I find the whole process interesting, even when the results are, like, as annoying as they are, like, seemingly omnipresent or ubiquitous1. I have grumbled before about the ‘verbing’ of words: the use of ‘party’ or ‘parent’ as a verb, for instance, and even though there are times when it is useful (though ‘prioritise’ and ‘residualise’ will forever be bastard words in Lea World), the creation of entirely new words simply because no-one can be bothered to look up the existing usage annoys me beyond endurance. Even more annoying, is the recognition that only some of these words annoy me.
I am like, inconstant in my lack of appreciation of these changes and like, trends, innit? 2.
1Oddly, though the word ‘like’ has been around for some years as, for want of a better phrase, punctuation in speech, it is only just recently that it has become really annoying. Twice in as many days I have been on the Tube and heard (on both occasions) a professional-looking young woman talking to her friend and trying to replace every third word with ‘like’, to the extent that I wanted to like, throttle her.

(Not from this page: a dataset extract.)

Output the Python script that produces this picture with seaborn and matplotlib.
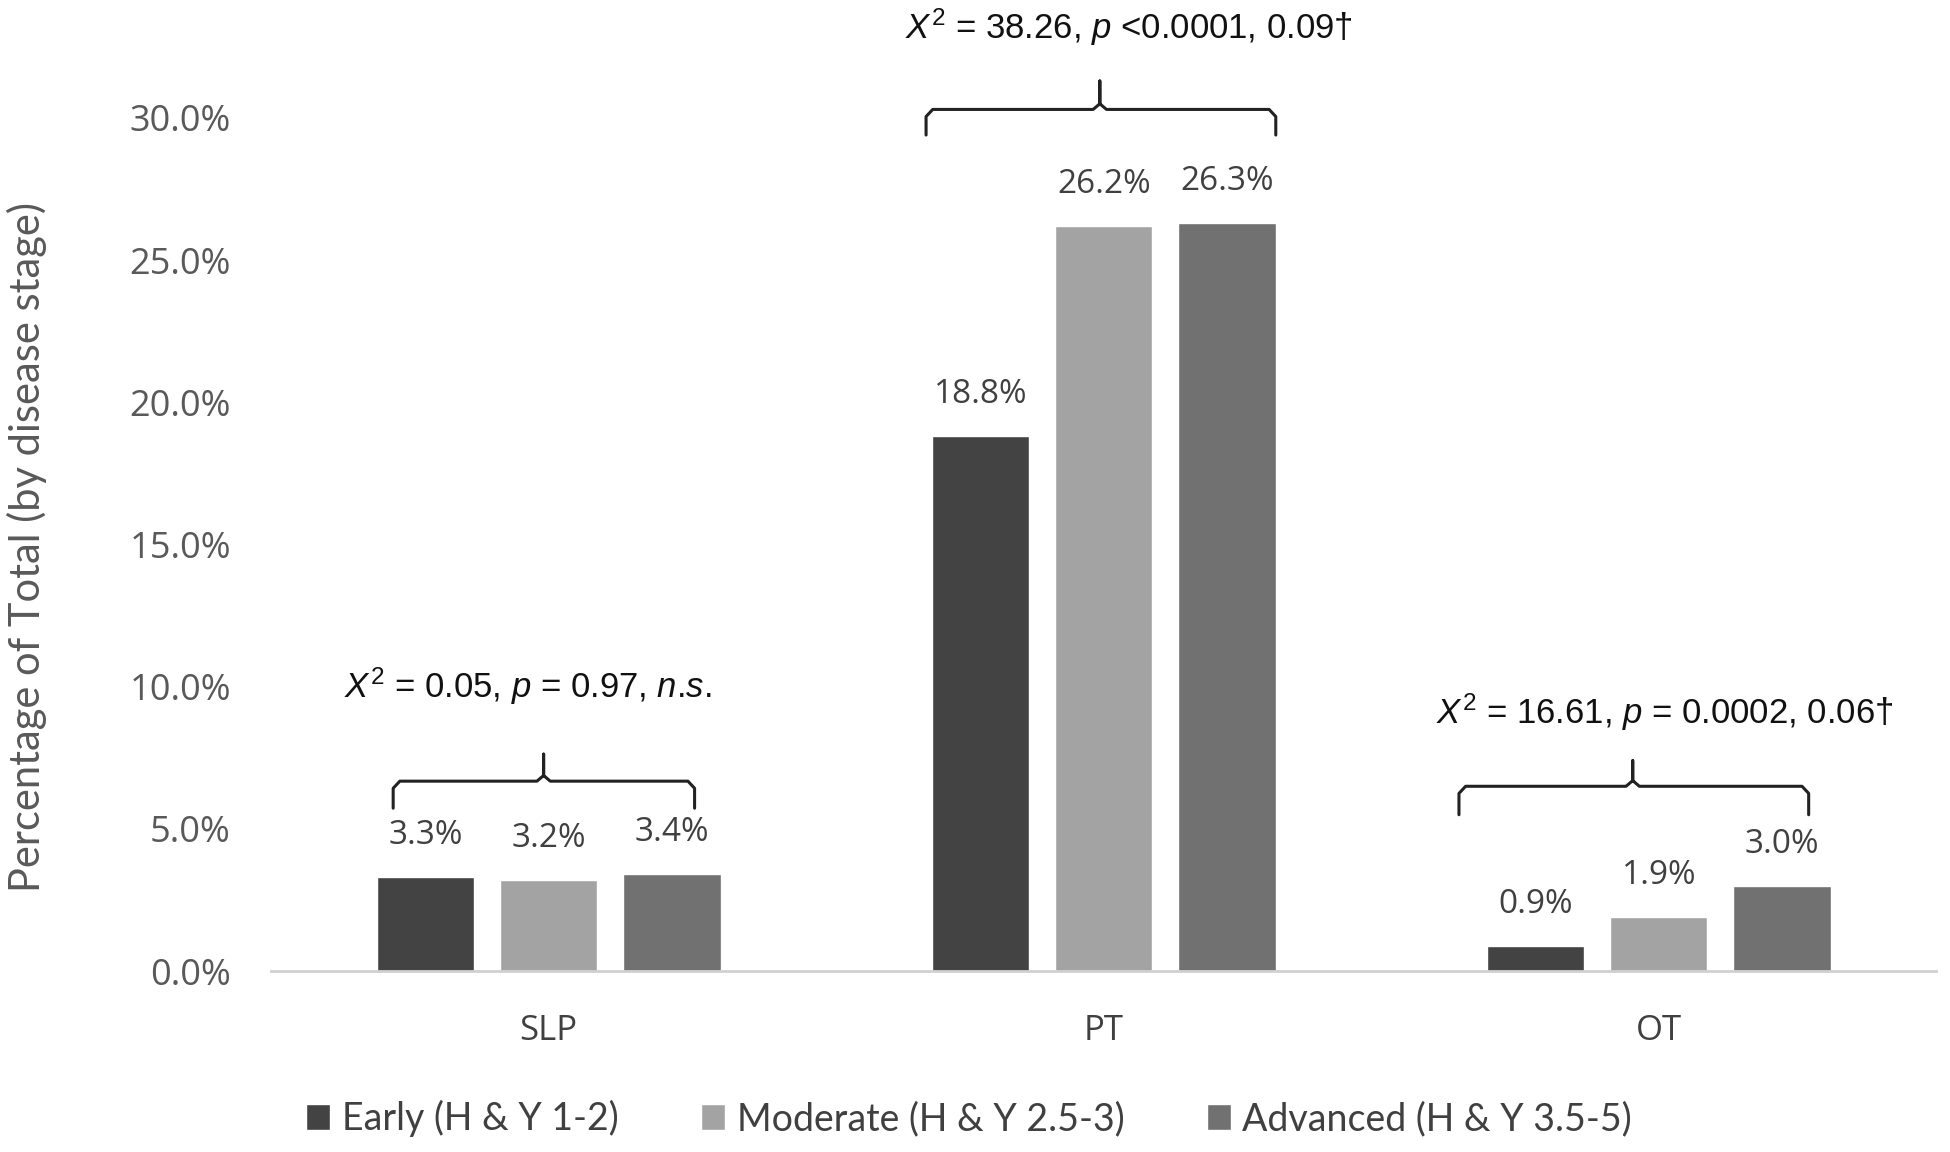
import matplotlib
matplotlib.use("Agg")
import matplotlib.pyplot as plt
import seaborn as sns
import pandas as pd

categories = ["SLP", "PT", "OT"]
stages = ["Early (H & Y 1-2)", "Moderate (H & Y 2.5-3)", "Advanced (H & Y 3.5-5)"]
early = [3.3, 18.8, 0.9]
moderate = [3.2, 26.2, 1.9]
advanced = [3.4, 26.3, 3.0]
yticks = [0, 5, 10, 15, 20, 25, 30]
stats = [
    r"$\mathit{X}^{2}$ = 0.05, $\mathit{p}$ = 0.97, $\mathit{n}$.$\mathit{s}$.",
    r"$\mathit{X}^{2}$ = 38.26, $\mathit{p}$ <0.0001, 0.09†",
    r"$\mathit{X}^{2}$ = 16.61, $\mathit{p}$ = 0.0002, 0.06†",
]

df = pd.DataFrame({
    "category": categories * 3,
    "stage": [stages[0]] * 3 + [stages[1]] * 3 + [stages[2]] * 3,
    "value": early + moderate + advanced,
})

sns.set_style("white")
plt.rcParams["mathtext.fontset"] = "custom"
plt.rcParams["mathtext.rm"] = "Liberation Sans"
plt.rcParams["mathtext.it"] = "Liberation Sans:italic"

colors = ["#434343", "#a3a3a3", "#717171"]

fig = plt.figure(figsize=(19.5, 11.52), dpi=100)
ax = fig.add_axes([0.139, 0.157, 0.854, 0.7406])

sns.barplot(data=df, x="category", y="value", hue="stage", palette=colors,
            width=0.666, gap=0.21, ax=ax, legend=True, saturation=1)

for cont in ax.containers:
    ax.bar_label(cont, labels=[f"{b.get_height():.1f}%" for b in cont],
                 padding=18, fontsize=24, color="#404040", family="Open Sans")

ax.set_ylim(0, 30)
ax.set_xlim(-0.5, 2.5)
ax.set_yticks(yticks)
ax.set_yticklabels([f"{t:.1f}%" for t in yticks], fontsize=26, color="#595959", family="Open Sans")
ax.set_xticks(range(3))
ax.set_xticklabels(categories, fontsize=25, color="#404040", family="Open Sans")
ax.tick_params(axis="both", length=0)
ax.tick_params(axis="x", pad=31)
ax.tick_params(axis="y", pad=29)
ax.set_xlabel("")
ax.set_ylabel("")
for s in ["top", "right", "left"]:
    ax.spines[s].set_visible(False)
ax.spines["bottom"].set_color("#d0d0d0")
ax.spines["bottom"].set_linewidth(2)

fig.text(0.0138, 0.525, "Percentage of Total (by disease stage)", rotation=90,
         ha="center", va="center", fontsize=30, color="#595959", family="Lato")

# brace annotations: x0, x1, tip x, horizontal y, end y, tip y, text x, text y
braces = [
    (-0.28, 0.263, -0.009, 6.68, 5.73, 7.63, -0.038, 10.0),
    (-0.32, 0.31, -0.007, 30.3, 29.4, 31.3, 0.045, 33.2),
    (-0.36, 0.27, -0.047, 6.5, 5.5, 7.4, 0.01, 9.1),
]
for i, (x0, x1, xt, yh, ye, ytip, tx, ty) in enumerate(braces):
    r = 0.012
    rx = 0.25
    xs = [i + x0, i + x0, i + x0 + r, i + xt - r, i + xt, i + xt,
          i + xt, i + xt + r, i + x1 - r, i + x1, i + x1]
    ys = [ye, yh - rx, yh, yh, yh + 0.2, ytip,
          yh + 0.2, yh, yh, yh - rx, ye]
    ax.plot(xs, ys, color="#222222", lw=2.2, clip_on=False, solid_joinstyle="round")
    ax.text(i + tx, ty, stats[i], ha="center", va="center", fontsize=25,
            family="Liberation Sans", color="#111111")

handles, labels = ax.get_legend_handles_labels()
ax.legend_.remove()
leg = fig.legend(handles, labels, loc="center", bbox_to_anchor=(0.497, 0.029), ncol=3,
                 frameon=False, handlelength=0.65, handleheight=0.65, handletextpad=0.3,
                 columnspacing=2.2, prop={"family": "Lato", "size": 27})
for t in leg.get_texts():
    t.set_color("#404040")

fig.savefig("out.png", dpi=100)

2And when did it become semi-mainstream to use ”innit” as a full-stop at the end of a sentence? It has got to the point where John McWhorter in The Power of Babel: A Natural History of Language posits that innit will become a mainstream English phrase over the next few decades. (I think it’s decades, maybe he isn’t quite so precise)..

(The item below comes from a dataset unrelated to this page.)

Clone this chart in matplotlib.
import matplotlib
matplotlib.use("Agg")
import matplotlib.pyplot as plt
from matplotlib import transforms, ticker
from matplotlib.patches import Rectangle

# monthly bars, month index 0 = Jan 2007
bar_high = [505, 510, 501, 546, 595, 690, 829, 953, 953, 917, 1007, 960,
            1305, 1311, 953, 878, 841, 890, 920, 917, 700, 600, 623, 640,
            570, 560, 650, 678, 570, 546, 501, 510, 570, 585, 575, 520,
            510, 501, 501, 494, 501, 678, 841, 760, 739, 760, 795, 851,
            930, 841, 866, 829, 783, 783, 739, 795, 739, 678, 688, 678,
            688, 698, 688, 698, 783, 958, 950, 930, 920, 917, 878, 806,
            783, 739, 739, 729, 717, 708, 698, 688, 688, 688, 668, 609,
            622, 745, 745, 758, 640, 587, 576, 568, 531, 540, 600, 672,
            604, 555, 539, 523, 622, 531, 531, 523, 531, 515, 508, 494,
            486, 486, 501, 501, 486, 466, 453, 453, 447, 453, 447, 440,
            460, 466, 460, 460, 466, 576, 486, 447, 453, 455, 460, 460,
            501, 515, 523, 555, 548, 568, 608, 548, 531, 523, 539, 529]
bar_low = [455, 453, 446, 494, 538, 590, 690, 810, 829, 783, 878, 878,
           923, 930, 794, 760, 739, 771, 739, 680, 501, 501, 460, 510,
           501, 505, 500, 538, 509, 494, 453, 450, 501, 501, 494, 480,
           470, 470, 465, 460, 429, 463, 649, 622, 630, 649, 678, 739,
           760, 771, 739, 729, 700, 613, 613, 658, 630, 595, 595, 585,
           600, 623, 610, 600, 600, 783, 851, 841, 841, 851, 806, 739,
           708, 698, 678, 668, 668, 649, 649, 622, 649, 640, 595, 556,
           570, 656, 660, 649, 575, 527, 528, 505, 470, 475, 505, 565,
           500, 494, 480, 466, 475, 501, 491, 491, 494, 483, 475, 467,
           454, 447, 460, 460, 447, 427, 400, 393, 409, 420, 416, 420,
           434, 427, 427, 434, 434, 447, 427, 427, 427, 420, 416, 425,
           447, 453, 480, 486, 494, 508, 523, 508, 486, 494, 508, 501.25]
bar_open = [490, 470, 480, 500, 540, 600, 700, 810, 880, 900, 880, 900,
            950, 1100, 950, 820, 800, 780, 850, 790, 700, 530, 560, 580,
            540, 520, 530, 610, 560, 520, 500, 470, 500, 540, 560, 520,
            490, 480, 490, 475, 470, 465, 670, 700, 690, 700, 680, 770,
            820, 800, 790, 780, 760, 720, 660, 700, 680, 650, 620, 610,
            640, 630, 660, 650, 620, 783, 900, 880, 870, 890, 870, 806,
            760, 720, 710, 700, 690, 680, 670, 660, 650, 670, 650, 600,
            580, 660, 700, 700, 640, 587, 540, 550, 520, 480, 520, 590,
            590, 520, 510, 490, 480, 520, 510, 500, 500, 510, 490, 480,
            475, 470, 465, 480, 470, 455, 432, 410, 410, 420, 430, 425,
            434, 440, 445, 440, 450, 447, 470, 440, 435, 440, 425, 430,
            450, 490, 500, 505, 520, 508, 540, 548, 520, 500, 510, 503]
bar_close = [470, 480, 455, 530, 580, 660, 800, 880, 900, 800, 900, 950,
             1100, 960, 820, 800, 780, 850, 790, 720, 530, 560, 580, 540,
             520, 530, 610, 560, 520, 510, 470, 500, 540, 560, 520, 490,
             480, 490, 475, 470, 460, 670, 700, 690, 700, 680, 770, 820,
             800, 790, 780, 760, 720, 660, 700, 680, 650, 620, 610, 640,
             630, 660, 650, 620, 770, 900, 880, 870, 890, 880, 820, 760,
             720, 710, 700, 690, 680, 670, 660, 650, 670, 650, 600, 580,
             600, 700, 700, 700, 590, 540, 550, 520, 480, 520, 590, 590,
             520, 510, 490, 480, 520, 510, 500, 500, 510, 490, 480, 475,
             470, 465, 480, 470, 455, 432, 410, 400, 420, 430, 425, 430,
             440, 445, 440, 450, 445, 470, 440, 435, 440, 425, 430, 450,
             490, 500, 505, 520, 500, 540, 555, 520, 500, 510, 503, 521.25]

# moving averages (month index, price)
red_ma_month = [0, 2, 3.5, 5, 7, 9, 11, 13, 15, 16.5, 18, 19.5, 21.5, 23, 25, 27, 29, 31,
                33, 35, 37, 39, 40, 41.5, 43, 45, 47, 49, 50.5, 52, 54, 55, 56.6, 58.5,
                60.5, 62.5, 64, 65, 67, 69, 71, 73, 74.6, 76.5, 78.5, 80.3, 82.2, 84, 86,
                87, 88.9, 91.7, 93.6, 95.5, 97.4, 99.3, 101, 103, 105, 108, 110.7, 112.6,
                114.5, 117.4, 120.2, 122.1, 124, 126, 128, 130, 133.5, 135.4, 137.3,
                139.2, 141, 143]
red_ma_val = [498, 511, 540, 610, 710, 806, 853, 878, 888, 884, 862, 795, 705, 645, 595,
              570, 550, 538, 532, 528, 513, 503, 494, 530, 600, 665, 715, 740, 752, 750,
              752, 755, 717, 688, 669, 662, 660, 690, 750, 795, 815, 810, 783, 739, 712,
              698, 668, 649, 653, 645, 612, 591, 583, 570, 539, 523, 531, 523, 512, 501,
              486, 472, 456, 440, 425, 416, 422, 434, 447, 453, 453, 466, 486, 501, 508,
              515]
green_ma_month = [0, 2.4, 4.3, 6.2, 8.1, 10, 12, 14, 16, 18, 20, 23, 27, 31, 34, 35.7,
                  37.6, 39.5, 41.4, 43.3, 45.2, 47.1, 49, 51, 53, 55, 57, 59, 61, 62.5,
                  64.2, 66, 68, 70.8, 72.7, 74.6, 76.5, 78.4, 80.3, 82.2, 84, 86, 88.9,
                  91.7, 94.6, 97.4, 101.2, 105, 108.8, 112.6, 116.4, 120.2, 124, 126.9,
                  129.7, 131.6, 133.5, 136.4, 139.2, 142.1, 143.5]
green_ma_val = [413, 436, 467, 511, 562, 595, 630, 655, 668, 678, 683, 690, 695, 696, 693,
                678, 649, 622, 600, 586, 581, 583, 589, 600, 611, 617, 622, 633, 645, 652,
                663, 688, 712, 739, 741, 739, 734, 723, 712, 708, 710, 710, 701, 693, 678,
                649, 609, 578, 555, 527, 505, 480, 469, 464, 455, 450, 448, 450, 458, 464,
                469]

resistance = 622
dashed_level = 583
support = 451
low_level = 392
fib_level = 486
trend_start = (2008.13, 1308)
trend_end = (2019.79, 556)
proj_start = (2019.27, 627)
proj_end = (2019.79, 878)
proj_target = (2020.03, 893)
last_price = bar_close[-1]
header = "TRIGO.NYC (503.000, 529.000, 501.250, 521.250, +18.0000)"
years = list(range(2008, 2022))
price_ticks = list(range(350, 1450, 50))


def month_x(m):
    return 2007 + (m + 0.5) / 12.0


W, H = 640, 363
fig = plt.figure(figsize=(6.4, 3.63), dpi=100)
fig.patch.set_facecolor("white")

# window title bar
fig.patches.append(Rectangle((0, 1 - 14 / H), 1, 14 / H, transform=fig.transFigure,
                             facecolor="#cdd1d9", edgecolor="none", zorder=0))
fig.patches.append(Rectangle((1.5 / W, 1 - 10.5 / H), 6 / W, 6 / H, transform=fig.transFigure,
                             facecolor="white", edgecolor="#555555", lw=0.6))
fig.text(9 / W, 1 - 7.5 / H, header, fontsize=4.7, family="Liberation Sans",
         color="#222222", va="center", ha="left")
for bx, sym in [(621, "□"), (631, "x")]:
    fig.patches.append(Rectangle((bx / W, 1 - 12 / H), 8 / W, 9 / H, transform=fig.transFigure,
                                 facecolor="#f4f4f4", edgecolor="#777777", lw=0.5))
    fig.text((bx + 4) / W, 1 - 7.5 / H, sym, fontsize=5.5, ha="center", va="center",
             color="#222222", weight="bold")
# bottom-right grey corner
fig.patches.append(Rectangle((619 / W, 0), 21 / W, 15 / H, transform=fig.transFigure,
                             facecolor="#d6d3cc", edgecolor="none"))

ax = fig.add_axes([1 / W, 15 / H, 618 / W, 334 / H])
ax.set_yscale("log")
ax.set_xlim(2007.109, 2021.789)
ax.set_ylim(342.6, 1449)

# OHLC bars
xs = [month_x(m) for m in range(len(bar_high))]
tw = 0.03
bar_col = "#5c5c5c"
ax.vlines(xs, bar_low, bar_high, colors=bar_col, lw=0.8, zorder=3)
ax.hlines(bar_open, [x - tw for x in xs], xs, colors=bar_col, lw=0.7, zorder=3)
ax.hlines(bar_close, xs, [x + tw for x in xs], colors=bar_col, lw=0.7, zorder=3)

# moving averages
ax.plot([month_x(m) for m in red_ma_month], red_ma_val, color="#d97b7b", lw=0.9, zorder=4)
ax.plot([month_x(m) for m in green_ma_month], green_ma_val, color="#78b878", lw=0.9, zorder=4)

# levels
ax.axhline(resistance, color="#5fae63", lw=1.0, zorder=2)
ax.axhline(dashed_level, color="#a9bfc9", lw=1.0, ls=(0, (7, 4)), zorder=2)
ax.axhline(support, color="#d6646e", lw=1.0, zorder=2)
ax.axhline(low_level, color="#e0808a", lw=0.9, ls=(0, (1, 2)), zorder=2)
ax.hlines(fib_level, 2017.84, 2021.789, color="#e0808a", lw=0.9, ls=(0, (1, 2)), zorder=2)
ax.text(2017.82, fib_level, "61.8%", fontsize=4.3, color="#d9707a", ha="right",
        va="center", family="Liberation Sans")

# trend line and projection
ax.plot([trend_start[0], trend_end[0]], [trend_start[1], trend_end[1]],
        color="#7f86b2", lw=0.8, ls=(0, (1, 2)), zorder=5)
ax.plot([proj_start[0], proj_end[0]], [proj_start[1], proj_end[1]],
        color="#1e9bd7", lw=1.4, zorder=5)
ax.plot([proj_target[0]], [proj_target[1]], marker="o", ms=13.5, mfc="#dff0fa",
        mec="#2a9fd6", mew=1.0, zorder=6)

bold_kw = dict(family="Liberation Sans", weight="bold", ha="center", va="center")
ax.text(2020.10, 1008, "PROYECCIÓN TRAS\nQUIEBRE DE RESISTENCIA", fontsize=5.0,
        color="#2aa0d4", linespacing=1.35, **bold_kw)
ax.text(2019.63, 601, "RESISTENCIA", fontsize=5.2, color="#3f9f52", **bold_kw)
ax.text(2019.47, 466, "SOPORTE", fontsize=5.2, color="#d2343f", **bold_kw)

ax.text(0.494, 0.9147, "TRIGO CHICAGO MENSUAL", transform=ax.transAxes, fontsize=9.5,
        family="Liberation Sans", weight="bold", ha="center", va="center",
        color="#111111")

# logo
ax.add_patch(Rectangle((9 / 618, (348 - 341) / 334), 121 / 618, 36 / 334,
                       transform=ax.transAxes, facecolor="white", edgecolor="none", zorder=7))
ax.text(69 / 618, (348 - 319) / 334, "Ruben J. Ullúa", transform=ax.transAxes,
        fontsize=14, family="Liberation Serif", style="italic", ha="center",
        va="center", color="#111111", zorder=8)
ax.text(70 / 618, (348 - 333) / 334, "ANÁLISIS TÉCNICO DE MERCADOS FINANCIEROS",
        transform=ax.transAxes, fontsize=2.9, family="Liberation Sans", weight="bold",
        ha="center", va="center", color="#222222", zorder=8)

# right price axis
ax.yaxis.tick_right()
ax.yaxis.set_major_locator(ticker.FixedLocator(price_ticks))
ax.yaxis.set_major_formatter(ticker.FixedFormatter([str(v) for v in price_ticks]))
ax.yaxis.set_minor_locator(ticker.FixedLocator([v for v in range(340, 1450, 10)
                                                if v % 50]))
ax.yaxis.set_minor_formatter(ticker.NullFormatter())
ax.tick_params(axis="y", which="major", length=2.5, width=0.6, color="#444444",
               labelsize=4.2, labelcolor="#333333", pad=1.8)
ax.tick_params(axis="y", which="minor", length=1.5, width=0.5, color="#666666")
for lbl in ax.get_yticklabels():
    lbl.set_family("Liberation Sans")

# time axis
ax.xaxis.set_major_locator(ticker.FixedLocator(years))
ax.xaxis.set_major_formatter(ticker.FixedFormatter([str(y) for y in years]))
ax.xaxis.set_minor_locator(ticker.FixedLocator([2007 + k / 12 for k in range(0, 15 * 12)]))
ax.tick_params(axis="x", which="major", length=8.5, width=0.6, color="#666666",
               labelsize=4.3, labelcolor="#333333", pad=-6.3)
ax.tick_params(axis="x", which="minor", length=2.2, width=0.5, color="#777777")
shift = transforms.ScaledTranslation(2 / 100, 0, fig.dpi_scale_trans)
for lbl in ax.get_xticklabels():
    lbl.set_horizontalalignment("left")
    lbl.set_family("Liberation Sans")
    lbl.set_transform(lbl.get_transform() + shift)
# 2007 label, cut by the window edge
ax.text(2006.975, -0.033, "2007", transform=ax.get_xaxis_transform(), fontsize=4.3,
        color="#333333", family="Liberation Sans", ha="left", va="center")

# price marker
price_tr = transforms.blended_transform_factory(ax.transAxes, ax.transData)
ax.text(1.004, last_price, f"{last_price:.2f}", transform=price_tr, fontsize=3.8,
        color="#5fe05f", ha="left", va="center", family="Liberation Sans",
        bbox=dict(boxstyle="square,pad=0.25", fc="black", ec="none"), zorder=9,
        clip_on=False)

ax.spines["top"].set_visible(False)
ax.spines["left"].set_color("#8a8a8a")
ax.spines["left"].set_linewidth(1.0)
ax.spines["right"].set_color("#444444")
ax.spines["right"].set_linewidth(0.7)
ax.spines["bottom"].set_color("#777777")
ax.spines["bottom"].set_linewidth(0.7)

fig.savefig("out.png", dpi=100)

Slang has a habit of popping up, hanging around for a few years, sometimes a few decades and then fading from use (a wizard notion), some of it sticks and moves across from slang to informal or colloquial English and if it still doesn’t go anywhere and stays in common usage, it can then enter the mainstream language, the bourgeoisie and nouveau riche of communication. Of course, once it’s there and has been established for a good, long time, it can still fade back out of use, creeping through the backwoods of dictionaries, haunting occasional Scrabble boards until, now and then, smelling of wee, old newspaper and cats, it crops up rifling through old lexicons looking for alternative meanings to appropriate in an attempt to rehabilitate itself before being consigned to the scrap heap of history.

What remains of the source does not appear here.